Volumes started churning growth for APL again and 1HFY22 witnessed a 20 percent rise in sale of petroleum products by APL. The company announced over three times increase in bottomline for the first six months of FY22. The first half earnings were also supported massively by over six times increase in 2QFY22 profits.

The surge in earnings came from growth in volumes, inventory gains and product margins amid rising petroleum product prices in the country. APL’s topline grew by 72 percent year-on0year in 1HFY22. . The rise in revenue was due to rise in petroleum product prices as well as increase in volumes sold by the oil marketing company. APL sales volume of HSD increased by 42 percent against industry sales volume of 16% and sales volume of motor gasoline increased by 24 percent against industry sales volume of 9 percent.

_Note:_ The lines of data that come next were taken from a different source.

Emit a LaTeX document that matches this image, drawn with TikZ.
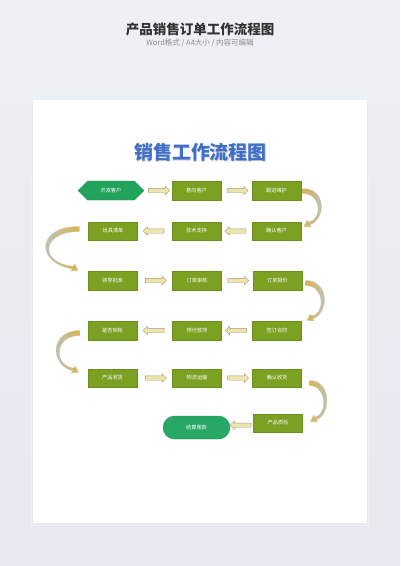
\documentclass[tikz,border=0pt]{standalone}
\usepackage{fontspec}
\newfontfamily\cjk{Noto Sans CJK SC}
\usetikzlibrary{shapes.symbols,shapes.arrows,calc}
\definecolor{bgtop}{HTML}{EEF0F4}
\definecolor{bgbot}{HTML}{E5E8EF}
\definecolor{boxg}{HTML}{7BA123}
\definecolor{boxd}{HTML}{6B8E1C}
\definecolor{hexg}{HTML}{22A35C}
\definecolor{pillg}{HTML}{27A866}
\definecolor{arrfill}{HTML}{EEE4AE}
\definecolor{arrdraw}{HTML}{A69D70}
\definecolor{goldc}{HTML}{D9B64C}
\definecolor{bluec}{HTML}{B4C4D6}
\definecolor{titleblue}{HTML}{3F6FC6}
\tikzset{
  pics/bend/.style n args={3}{code={
    \path[#3, draw=arrdraw!60, line width=0.3pt]
      (0,-2.5) .. controls ({(#1-1)/0.75+2.5},-2.5) and ({(#1-1)/0.75+2},{#2-8}) .. (7.22,{#2-2.19})
      -- (8.43,{#2}) -- (1.24,{#2-0.6}) -- (4.57,{#2-7}) -- (5.78,{#2-4.81})
      .. controls ({(#1-1)/0.75-1.5},{#2-7}) and ({(#1-1)/0.75-2},2.5) .. (0,2.5) -- cycle;
  }}
}
\begin{document}
\begin{tikzpicture}[x=1pt,y=-1pt,
  boxtext/.style={text=white, font=\cjk\fontsize{5.2}{6}\selectfont},
  stepbox/.style={rectangle, draw=boxd, fill=boxg, line width=0.4pt, minimum width=49pt, minimum height=18.5pt, inner sep=0pt, boxtext},
  hexnode/.style={signal, signal to=west and east, fill=hexg, draw=hexg!85!black, line width=0.3pt, minimum width=66pt, minimum height=19pt, inner sep=0pt, boxtext},
  pill/.style={rectangle, rounded corners=11.5pt, fill=pillg, draw=pillg!85!black, line width=0.3pt, minimum width=67pt, minimum height=23pt, inner sep=0pt, boxtext},
  harrow/.style={single arrow, draw=arrdraw, fill=arrfill, line width=0.4pt, minimum height=21pt, minimum width=0pt, inner sep=2pt, single arrow head extend=2pt},
  larrow/.style={harrow, shape border rotate=180},
  rsh/.style={left color=goldc, right color=bluec},
  lsh/.style={left color=bluec, right color=goldc}
]
\useasboundingbox (0,0) rectangle (400,566);
\shade[top color=bgtop, bottom color=bgbot] (0,0) rectangle (400,566);
% page with shadow
\fill[black!6] (31,100) rectangle (369,526);
\fill[black!9] (32,100.5) rectangle (368,524.5);
\fill[white] (33,100) rectangle (367,523);

% top titles
\node[font=\cjk\bfseries\fontsize{13.5}{16}\selectfont, text=black!80] (ttl) at (200,29) {产品销售订单工作流程图};
\node[font=\cjk\fontsize{7.5}{9}\selectfont, text=black!45] (sub) at (200,42.5) {Word格式 / A4大小 / 内容可编辑};

% big title
\node[font=\cjk\bfseries\fontsize{19}{22}\selectfont, text=gray!35] (bigsh) at (201.2,153.2) {销售工作流程图};
\node[font=\cjk\bfseries\fontsize{19}{22}\selectfont, text=titleblue] (big) at (200.5,152) {销售工作流程图};

% nodes
\node[hexnode] (n1) at (111,190.5) {开发客户};
\node[stepbox] (n2) at (196.5,190.5) {意向客户};
\node[stepbox] (n3) at (276.5,190.5) {跟进维护};
\node[stepbox] (n4) at (113,231) {出具清单};
\node[stepbox] (n5) at (196.5,231) {技术支持};
\node[stepbox] (n6) at (276.5,231) {确认客户};
\node[stepbox] (n7) at (112.5,280.5) {领导批准};
\node[stepbox] (n8) at (197,280.5) {订单审核};
\node[stepbox] (n9) at (277.5,280.5) {订单报价};
\node[stepbox] (n10) at (112.5,330.5) {是否到账};
\node[stepbox] (n11) at (197,330.5) {预付款项};
\node[stepbox] (n12) at (277,330.5) {签订合同};
\node[stepbox] (n13) at (112.5,378) {产品发货};
\node[stepbox] (n14) at (197,378) {物流运输};
\node[stepbox] (n15) at (277,378) {确认收货};
\node[pill] (n16) at (196.5,427.5) {结算尾款};
\node[stepbox] (n17) at (278,423) {产品质检};

% straight block arrows
\node[harrow] (a1) at ($(n1.east)!0.5!(n2.west)$) {};
\node[harrow] (a2) at ($(n2.east)!0.5!(n3.west)$) {};
\node[larrow] (a3) at ($(n6.west)!0.5!(n5.east)$) {};
\node[larrow] (a4) at ($(n5.west)!0.5!(n4.east)$) {};
\node[harrow] (a5) at ($(n7.east)!0.5!(n8.west)$) {};
\node[harrow] (a6) at ($(n8.east)!0.5!(n9.west)$) {};
\node[larrow] (a7) at ($(n12.west)!0.5!(n11.east)$) {};
\node[larrow] (a8) at ($(n11.west)!0.5!(n10.east)$) {};
\node[harrow] (a9) at ($(n13.east)!0.5!(n14.west)$) {};
\node[harrow] (a10) at ($(n14.east)!0.5!(n15.west)$) {};
\node[larrow] (a11) at ($(n17.west)!0.5!(n16.east)$) {};

% curved arrows
\pic at ($(n3.east)+(1.5,0.5)$) {bend={17}{36}{rsh}};
\pic[xscale=-1] at ($(n4.west)+(-9,-2)$) {bend={32}{42}{lsh}};
\pic at ($(n9.east)+(3.5,2.5)$) {bend={17}{38}{rsh}};
\pic[xscale=-1] at ($(n10.west)+(-8,2.5)$) {bend={22}{40}{lsh}};
\pic at ($(n15.east)+(7.5,5)$) {bend={16}{39}{rsh}};
\end{tikzpicture}
\end{document}
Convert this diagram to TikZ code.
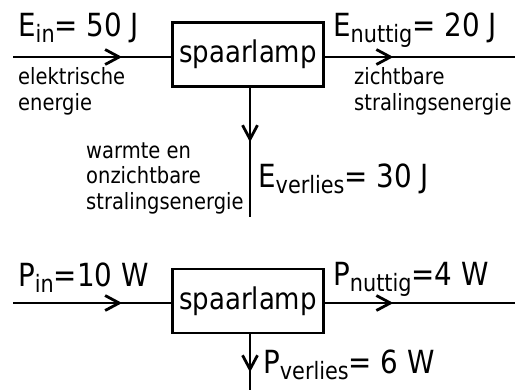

APL sales volume of Bitumen increased by 34 percent against industry sales volume of 8% due to increase in spending on infrastructural development by government and APL’s market share of Bitumen increased significantly, which helped the company increase its overall market share from 9.5 percent to over 10 percent.

1HFY22 gross margins were significantly up due to the gross margins were up from inventory gains. APL’s other operating expenses saw a jump in 1HFY22, which adversely affected the bottomline.

However, APL witnessed growth in finance income and finance cost in 2QFY22 due to higher policy rates and higher receivables.

The last quarter of FY21 started the recovery in volumes for the OMC sector including APL with a rebound in economic activity including car sales, industrial activity, and agriculture output, along with continued restrictions on cross-border smuggling.

The trend has continued as volumes have continued to grow despite rising petroleum prices.